Edwards' career took him to many parts of Europe and Africa to collect specimens. In his obituary, Edwards' colleague Maurice Wonnacott recounts how one collecting expedition in north Africa involved a 500 kilometre round-trip by camel from Touggourt to Tozeur. In 1929, Edwards travelled overland the length of Africa, from Cape Town to Cairo.

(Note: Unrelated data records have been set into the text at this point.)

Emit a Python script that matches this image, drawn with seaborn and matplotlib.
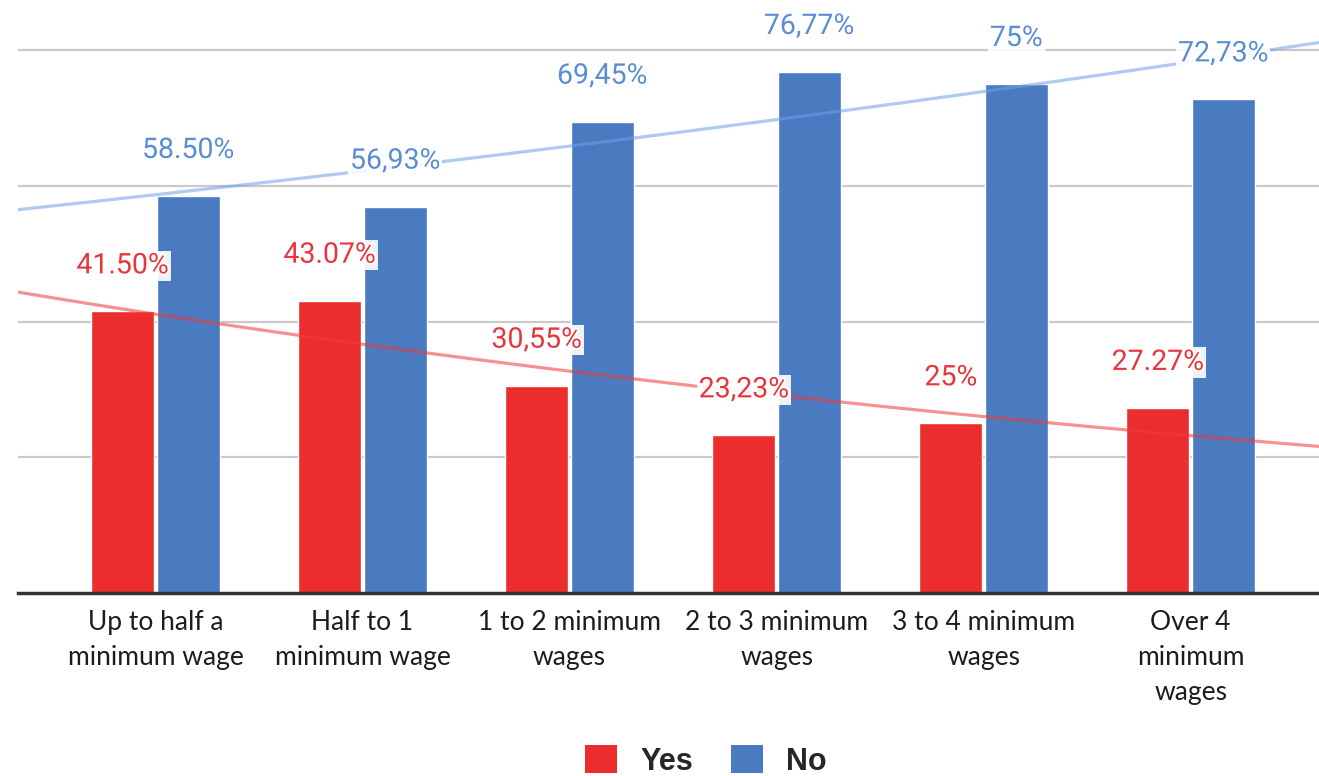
import numpy as np
import pandas as pd
import matplotlib
matplotlib.use("Agg")
import matplotlib.pyplot as plt
import matplotlib.patheffects as pe
from matplotlib.patches import Patch
import seaborn as sns

# Income brackets and share of answers per bracket
categories = [
    "Up to half a\nminimum wage",
    "Half to 1\nminimum wage",
    "1 to 2 minimum\nwages",
    "2 to 3 minimum\nwages",
    "3 to 4 minimum\nwages",
    "Over 4\nminimum\nwages",
]
yes_values = [41.50, 43.07, 30.55, 23.23, 25.00, 27.27]
no_values = [58.50, 56.93, 69.45, 76.77, 75.00, 72.73]
yes_labels = ["41.50%", "43.07%", "30,55%", "23,23%", "25%", "27.27%"]
no_labels = ["58.50%", "56,93%", "69,45%", "76,77%", "75%", "72,73%"]
series_names = ["Yes", "No"]

RED = "#ec2d2d"
BLUE = "#4a7bc0"
RED_TXT = "#e8343a"
BLUE_TXT = "#5a8dd4"

df = pd.DataFrame({
    "category": categories * 2,
    "answer": [series_names[0]] * len(categories) + [series_names[1]] * len(categories),
    "value": yes_values + no_values,
})

sns.set_style("white")
plt.rcParams["font.family"] = ["Lato", "DejaVu Sans"]

W, H = 1319, 776
fig = plt.figure(figsize=(W / 100, H / 100), dpi=100)
ax = fig.add_axes([18 / W, 183 / H, 1301 / W, 593 / H])

sns.barplot(
    data=df, x="category", y="value", hue="answer",
    order=categories, hue_order=series_names,
    palette=[RED, BLUE], width=0.633, gap=0.04,
    saturation=1, legend=False, ax=ax, zorder=2,
)

# Exponential trend lines across the whole plot width
xs = np.linspace(-0.8, 5.8, 300)
idx = np.arange(len(categories))
for vals, col in [(no_values, "#6d9eeb"), (yes_values, "#f03838")]:
    b, a = np.polyfit(idx, np.log(vals), 1)
    ax.plot(xs, np.exp(a + b * xs), color=col, lw=2.3, alpha=0.55, zorder=3,
            solid_capstyle="butt")

# Value labels above each bar
label_sets = [(yes_values, yes_labels, RED_TXT), (no_values, no_labels, BLUE_TXT)]
for cont, (vals, labs, col) in zip(ax.containers, label_sets):
    for bar, v, lab in zip(cont.patches, vals, labs):
        cx = bar.get_x() + bar.get_width() / 2
        ax.text(cx, v + 6.7, lab, ha="center", va="center", color=col,
                fontsize=20.5, family=["Roboto", "DejaVu Sans"], zorder=5,
                bbox=dict(boxstyle="square,pad=0.06", fc="white", ec="none", alpha=0.9),
                path_effects=[pe.withStroke(linewidth=3, foreground="white")])

ax.set_xlim(-0.664, 5.62)
ax.set_ylim(0, 87.37)
ax.set_yticks([20, 40, 60, 80])
ax.yaxis.grid(True, color="#c9c9c9", lw=1.6, zorder=0)
ax.set_axisbelow(True)
ax.tick_params(axis="y", left=False, labelleft=False)
ax.tick_params(axis="x", bottom=False, pad=9, labelsize=19, labelcolor="#1c1c1c")
for lbl in ax.get_xticklabels():
    lbl.set_linespacing(1.5)
    lbl.set_verticalalignment("top")
ax.set_xlabel("")
ax.set_ylabel("")
for side in ["top", "left", "right"]:
    ax.spines[side].set_visible(False)
ax.spines["bottom"].set_color("#333333")
ax.spines["bottom"].set_linewidth(2.5)
ax.spines["bottom"].set_zorder(4)

handles = [Patch(facecolor=RED, edgecolor="none"), Patch(facecolor=BLUE, edgecolor="none")]
fig.legend(handles, series_names, loc="center", bbox_to_anchor=(706 / W, 1 - 761 / H),
           ncol=2, frameon=False, handlelength=1.05, handleheight=1.0,
           handletextpad=0.75, columnspacing=1.25,
           prop={"family": ["Liberation Sans", "DejaVu Sans"], "weight": "bold", "size": 22})

fig.savefig("out.png", dpi=100, facecolor="white")
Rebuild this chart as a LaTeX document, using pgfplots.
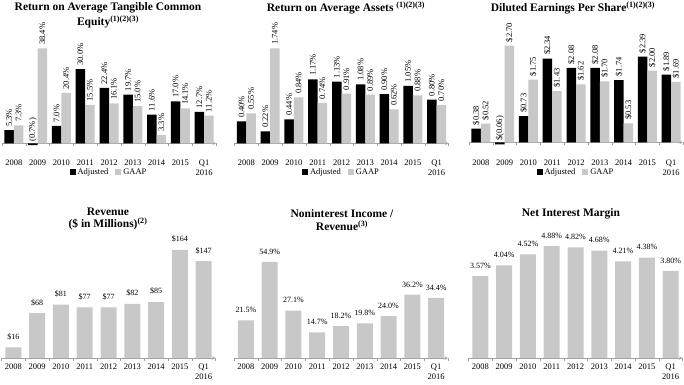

==Recognition and awards==
Edwards served on the council of the Geological Society of London from 1936 to 1945. From 1940 to 1944, he was secretary, and from 1944 to 1945 was vice president of the society. He was awarded the Lyell Fund in 1933, and in 1955, he was awarded the Lyell medal of the Geological Society in recognition of his contributions to paleobotany.

==Family==
Edwards married Winifred How in 1921, and they later lived in Hitchin, Hertfordshire. Edwards collapsed and died on Hitchin station on 17 Dececember 1956.

==Selected works==

- Edwards, W.N. (1931) Guide to an exhibition illustrating the early history of palaeontology, British Museum (Natural History) special guide no. 8. London: Trustees of the British Museum, 68 pp.

- Edwards, W.N. (1935) Guide to the fossil plants in the British Museum (Natural History), 2nd ed. London: Trustees of the British Museum, 73 pp.

- Edwards, W.N. (1967) The early history of palaeontology, British Museum (Natural History) publications no. 658. London: Trustees of the British Museum (Natural history), 58 pp.